Chinese Foreign Ministry spokeswoman Hua Chunying shared photos of Friday of Xi and Díaz-Canel being greeted by Chinese soldiers and meeting alongside their respective partners. Like Xinhua’s coverage of the meeting, Hua’s remarks omitted any details regarding the results of the conversation, any particular economic or political agreements in discussion, or other concrete items.

“The [Chinese Communist Party] and the [Cuban Communist Party] should expand communication, exchanges, and mutual learning, aiming to construct socialism well, conforming to their respective national conditions,” Hua said in a statement accompanying a photo of the two leaders on Twitter, a social media platform most Chinese citizens cannot legally use.

The Chinese Foreign Ministry did not address the visit in its regular briefing on Friday, according to the English-language transcript of the briefing the Chinese government posted to the ministry’s site.

The official newspaper of the Cuban Communist Party, Granma, noted in its coverage of the visit that it occurred at China’s invitation.

“For us it is an honor to be invited as the first country in Latin America to visit China after the successful celebration of the twentieth Congress,” Díaz-Canel reportedly said upon arriving.

The figurehead leader posted a photo of himself walking out of his airplane in Beijing, shaking hands with masked Chinese officials while the Cuban official was apparently exempt from China’s totalitarian coronavirus protocol.

“We come in response to an invitation from the esteemed President Xi Jinping, a great friend of Cuba,” Díaz-Canel wrote on his account. “Intense, productive, and surely thrilling hours await.”

Granma emphasized “friendship” and ideological ties in its coverage of the meeting, suggesting that Díaz-Canel had traveled across the world seeking to reaffirm “solidarity” between communists, not to benefit Cuba in any way.

“Cuba and China today constitute reference points – although each country does it within their own characteristics – regarding the construction of socialism,” Granma claimed. “Between both nations there is a will that definitively and firmly unites them: contrary to the most complex international contexts both have cultivated and defended friendship, and throughout over 60 years they have known how to construct deep nexuses of cooperation in various spheres.”

Granma held up alleged cooperation in “biotechnology” as an example, but did not state that Díaz-Canel would seek to expand any known agreements in that field between Beijing and Havana.

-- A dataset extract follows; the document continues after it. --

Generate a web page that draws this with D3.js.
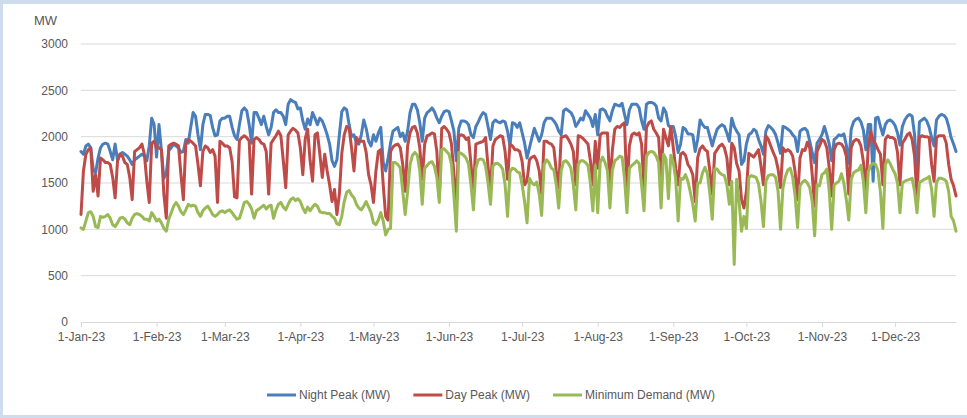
<!DOCTYPE html>
<html>
<head>
<meta charset="utf-8">
<title>Daily demand 2023</title>
<script src="https://cdn.jsdelivr.net/npm/d3@7"></script>
<style>
  html, body { margin: 0; padding: 0; background: #cfdcee; }
  svg { display: block; }
</style>
</head>
<body>
<svg id="chart" width="967" height="418"></svg>
<script>
// daily values, 1-Jan-23 to 26-Dec-23
const startDate = new Date(2023, 0, 1);

const nightPeak = [
  1840,1810,1900,1920,1880,1650,1610,1770,1880,1920,
  1930,1920,1840,1750,1920,1740,1810,1830,1810,1790,
  1750,1700,1750,1770,1790,1810,1790,1740,1900,2200,
  2130,1780,2130,1850,1550,1600,1850,1880,1920,1900,
  1880,1830,1840,1970,1930,2100,2260,2220,2020,1860,
  2130,2240,2240,2230,2100,2010,2020,2170,2200,2200,
  2220,2220,2100,2010,1970,2130,2280,2310,2280,2130,
  1930,2260,2260,2200,2130,2220,2110,2020,2100,2260,
  2290,2260,2260,2220,2130,2350,2400,2380,2370,2300,
  2310,2170,2080,2190,2130,2260,2200,2130,2200,2170,
  2100,2020,1920,1740,1680,1750,2020,2270,2310,2290,
  2130,2000,2020,1930,1920,2020,2180,2090,1950,1900,
  2020,1950,2040,2100,1720,1630,1770,1930,2060,2080,
  2100,2000,2040,1950,2060,2260,2350,2350,2290,2150,
  1950,2200,2260,2280,2310,2270,2200,2150,2220,2270,
  2280,2270,2170,2060,1740,2090,2170,2170,2160,2130,
  2020,1990,2110,2160,2220,2260,2240,2110,1970,2150,
  2180,2160,2150,2170,2160,2060,1900,2150,2140,2100,
  2150,2040,1930,1770,1880,1990,2090,2020,1950,2020,
  2150,2200,2200,2200,2170,2130,2060,2020,2280,2300,
  2280,2260,2210,2110,2150,2200,2180,2280,2240,2200,
  2110,2240,2020,2290,2300,2280,2220,2170,2280,2350,
  2340,2330,2360,2240,2130,2290,2350,2350,2350,2310,
  2170,2080,2350,2370,2370,2360,2330,2200,2170,2310,
  2260,2120,2100,2110,2000,1830,1920,2100,2080,2030,
  2030,2020,1840,1970,2180,2130,2100,2100,2000,1900,
  2000,2080,2110,2130,2110,2040,1950,2200,2110,2060,
  2020,1700,1740,1920,2020,2040,2080,2060,1970,1900,
  1810,2060,2120,2100,2070,2020,1930,1820,2110,2100,
  2080,2060,2020,1990,1840,2060,2080,2090,2060,1950,
  1830,1720,1930,1970,2020,2110,2020,1920,1740,1970,
  1990,2020,2010,2030,1910,1710,2080,2160,2190,2200,
  2160,2070,1860,2130,2130,1520,2200,2210,2110,2020,
  2130,2170,2180,2160,2120,2040,1910,2110,2180,2220,
  2240,2220,2020,1590,2160,2180,2200,2170,2100,1990,
  1900,2180,2220,2240,2230,2200,2110,1990,1920,1840
];

const dayPeak = [
  1160,1630,1810,1860,1880,1410,1590,1360,1770,1750,
  1720,1720,1700,1560,1340,1740,1810,1790,1720,1700,
  1560,1320,1840,1860,1880,1920,1810,1520,1290,1930,
  1950,1880,1880,1860,1380,1120,1900,1920,1930,1920,
  1900,1590,1320,1920,1970,1950,1930,1900,1700,1470,
  1840,1900,1880,1830,1860,1790,1290,1950,1930,1900,
  1900,1880,1730,1350,1340,1960,1990,2010,1990,1950,
  1380,1970,1990,1970,1930,1920,1840,1380,1930,1970,
  2010,2060,2010,1740,1450,2020,2060,2090,2070,2040,
  1880,1590,1980,2080,1740,1520,2020,2040,1810,1560,
  1810,1630,1480,1300,1430,1160,1380,1820,2020,2110,
  2090,1880,1630,1990,1950,1950,1950,1830,1590,1480,
  1290,1630,1840,1860,1480,1140,1100,1840,1890,1910,
  1920,1880,1700,1410,1900,2040,2100,2110,2040,1880,
  1540,1920,2010,2020,2040,2030,1840,1340,2090,2110,
  2080,2040,1920,1600,1230,2010,2020,2010,1970,1990,
  1700,1410,1920,1930,1940,1950,1990,1680,1410,1900,
  1970,1990,2010,2000,1840,1540,1920,1900,1860,1860,
  1840,1730,1480,1520,1750,1780,1790,1740,1630,1380,
  1950,1950,1930,1920,1880,1630,1450,1990,2000,2010,
  1970,1920,1840,1480,2010,2000,1980,1950,1920,1740,
  1480,1950,1660,2020,2040,2040,2040,1450,1850,2080,
  2110,2100,2130,2150,1400,1900,2020,2040,2020,2040,
  1920,1450,2100,2150,2170,2080,2040,1990,1560,2080,
  1990,1900,2110,1880,1660,1480,1810,1830,1800,1700,
  1660,1590,1300,1770,1870,1900,1860,1840,1630,1380,
  1820,1860,1900,1920,1880,1770,1480,1930,1880,1710,
  1630,1320,1230,1410,1820,1800,1780,1820,1860,1680,
  1480,2010,1970,1900,1830,1770,1650,1450,1880,1840,
  1860,1840,1790,1620,1320,1770,1860,1850,1940,1880,
  1590,1250,1840,1900,1970,1950,1880,1660,1360,1860,
  1920,1930,1920,1880,1790,1380,1880,1950,1970,1960,
  1900,1730,1410,1880,2060,1960,1920,1860,1810,1480,
  1970,2010,1990,1990,1970,1830,1480,1930,1970,2020,
  2040,1970,1790,1340,1990,2010,2000,2000,1990,1700,
  1520,1990,2010,2010,2010,1930,1700,1540,1470,1360
];

const minDemand = [
  1015,1000,1090,1180,1190,1140,1030,1020,1140,1130,
  1140,1160,1120,1050,1030,1070,1120,1130,1110,1070,
  1050,1120,1160,1170,1160,1140,1110,1110,1090,1180,
  1140,1090,1110,1070,1010,980,1110,1180,1250,1290,
  1250,1190,1160,1210,1270,1250,1260,1250,1180,1140,
  1200,1230,1250,1210,1160,1140,1160,1190,1200,1180,
  1200,1210,1180,1140,1110,1120,1200,1290,1300,1270,
  1220,1120,1200,1220,1240,1260,1220,1250,1260,1120,
  1210,1270,1290,1240,1210,1270,1320,1340,1310,1330,
  1300,1230,1180,1240,1200,1240,1270,1250,1190,1180,
  1180,1170,1170,1140,1120,1060,1050,1140,1300,1400,
  1420,1370,1340,1270,1230,1210,1250,1300,1240,1180,
  1070,1050,1100,1180,1090,940,1000,1010,1720,1720,
  1700,1660,1410,1160,1410,1700,1800,1830,1800,1630,
  1270,1660,1690,1720,1730,1680,1560,1290,1860,1870,
  1840,1810,1700,1360,980,1830,1820,1800,1770,1700,
  1480,1210,1660,1750,1760,1750,1680,1500,1270,1680,
  1710,1710,1690,1650,1480,1140,1620,1660,1650,1620,
  1610,1480,1300,1070,1550,1500,1480,1510,1380,1150,
  1700,1750,1720,1660,1640,1480,1230,1630,1730,1740,
  1710,1660,1480,1210,1700,1740,1740,1720,1690,1500,
  1200,1690,1180,1720,1780,1720,1630,1230,1640,1740,
  1760,1790,1780,1550,1180,1660,1690,1710,1740,1710,
  1480,1200,1790,1830,1840,1830,1790,1720,1230,1810,
  1760,1330,1800,1720,1540,1090,1550,1540,1590,1520,
  1400,1270,1090,1500,1500,1610,1670,1600,1390,1110,
  1650,1650,1610,1590,1580,1480,1270,1520,620,1540,
  1300,980,1140,1010,1560,1580,1570,1560,1490,1300,
  1030,1520,1580,1590,1590,1560,1410,1000,1450,1570,
  1640,1660,1560,1360,1020,1470,1510,1530,1500,1450,
  1300,930,1480,1470,1590,1610,1650,1410,1000,1480,
  1500,1520,1600,1500,1320,1100,1540,1610,1630,1640,
  1690,1520,1180,1620,1690,1710,1700,1630,1400,1010,
  1700,1750,1710,1650,1600,1500,1180,1500,1520,1530,
  1540,1550,1410,1180,1510,1520,1540,1550,1570,1430,
  1140,1510,1550,1550,1540,1520,1410,1140,1090,980
];

const yTicks = [0, 500, 1000, 1500, 2000, 2500, 3000];
const monthTicks = ["2023-01-01","2023-02-01","2023-03-01","2023-04-01","2023-05-01","2023-06-01",
                    "2023-07-01","2023-08-01","2023-09-01","2023-10-01","2023-11-01","2023-12-01"];
const seriesNames = ["Night Peak (MW)", "Day Peak (MW)", "Minimum Demand (MW)"];
const seriesColors = ["#4a7ebb", "#be4b48", "#98b954"];

const W = 967, H = 418;
const plotLeft = 81, plotRight = 956, plotTop = 44, plotBottom = 322;
const font = "'Liberation Sans', Arial, sans-serif";
const textColor = "#595959", gridColor = "#d9d9d9";

const dates = nightPeak.map((d, i) => d3.timeDay.offset(startDate, i));
const series = [nightPeak, dayPeak, minDemand];

const x = d3.scaleTime()
  .domain([dates[0], dates[dates.length - 1]])
  .range([plotLeft, plotRight]);

const y = d3.scaleLinear()
  .domain([0, 3000])
  .range([plotBottom, plotTop]);

const svg = d3.select("#chart");

// white chart area inside the light blue frame
svg.append("rect")
  .attr("x", 3).attr("y", 4)
  .attr("width", W - 3).attr("height", 411)
  .attr("fill", "#fff");

// gridlines
svg.append("g")
  .selectAll("line")
  .data(yTicks.filter(d => d > 0))
  .enter()
  .append("line")
  .attr("x1", plotLeft).attr("x2", plotRight)
  .attr("y1", d => y(d)).attr("y2", d => y(d))
  .attr("stroke", gridColor)
  .attr("stroke-width", 1);

// y axis labels
const yAxis = svg.append("g")
  .attr("transform", "translate(" + plotLeft + ",0)")
  .call(d3.axisLeft(y).tickValues(yTicks).tickFormat(d3.format("d")).tickSize(0).tickPadding(13));
yAxis.select(".domain").remove();
yAxis.selectAll("text")
  .attr("fill", textColor)
  .attr("font-family", font)
  .attr("font-size", "12px");

// x axis
const fmt = d3.timeFormat("%-d-%b-%y");
const xAxis = svg.append("g")
  .attr("transform", "translate(0," + plotBottom + ")")
  .call(d3.axisBottom(x)
    .tickValues(monthTicks.map(d => d3.timeParse("%Y-%m-%d")(d)))
    .tickFormat(fmt)
    .tickSizeInner(5)
    .tickSizeOuter(0)
    .tickPadding(5));
xAxis.select(".domain").attr("stroke", gridColor);
xAxis.selectAll(".tick line").attr("stroke", gridColor);
xAxis.selectAll("text")
  .attr("fill", textColor)
  .attr("font-family", font)
  .attr("font-size", "12px");

// unit label
svg.append("text")
  .attr("x", 34).attr("y", 25)
  .attr("fill", textColor)
  .attr("font-family", font)
  .attr("font-size", "13px")
  .text("MW");

// lines
const line = d3.line()
  .x((d, i) => x(dates[i]))
  .y(d => y(d));

svg.append("g")
  .selectAll("path")
  .data(series)
  .enter()
  .append("path")
  .attr("d", line)
  .attr("fill", "none")
  .attr("stroke", (d, i) => seriesColors[i])
  .attr("stroke-width", 3)
  .attr("stroke-linejoin", "round")
  .attr("stroke-linecap", "round");

// legend
const legend = svg.append("g");
let cx = 267;
seriesNames.forEach(function(name, i) {
  legend.append("line")
    .attr("x1", cx).attr("x2", cx + 29)
    .attr("y1", 395).attr("y2", 395)
    .attr("stroke", seriesColors[i])
    .attr("stroke-width", 3);
  const t = legend.append("text")
    .attr("x", cx + 32).attr("y", 399)
    .attr("fill", textColor)
    .attr("font-family", font)
    .attr("font-size", "12px")
    .text(name);
  cx += 32 + t.node().getComputedTextLength() + 23;
});
</script>
</body>
</html>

Díaz-Canel is nonetheless expected to seek some financial agreements with the world’s second-largest economy, particularly give the dire situation that his regime has created on the island. The Chinese state propaganda outlet Global Times noted in an infographic on the meeting that China is Cuba’s largest trade partner and the two expanded their trade volume last year by 7.2 percent. China claims that Cuba is its second-largest trade partner in the Caribbean, despite Cuba not having any significant exports.

Last year, Cuba formally joined the BRI “energy alliance,” part of the greater global infrastructure plan centered around selling renewable energy to poor countries. Cuban officials “invited Chinese and other [BRI] member nations’ corporations and institutions to work in sectors like the development of green energy and inclusive access to energy services,” Granma reported at the time.

China’s ambassador to the island, Ma Hui, suggested economics was at the top of the list of concerns in Díaz-Canel’s visit in remarks to Xinhua published on Thursday, as the symbolic leader arrived in Beijing.

“The two countries have seen expanded cooperation and exchanges in sectors including energy, agriculture, bio-pharmaceuticals, science and technology, education and culture,” Xinhua paraphrased the diplomat as saying. “Bilateral trade is also expanding, Ma said, adding that Cuban exports of rum, honey and sea products continue to gain ground in the Chinese market.”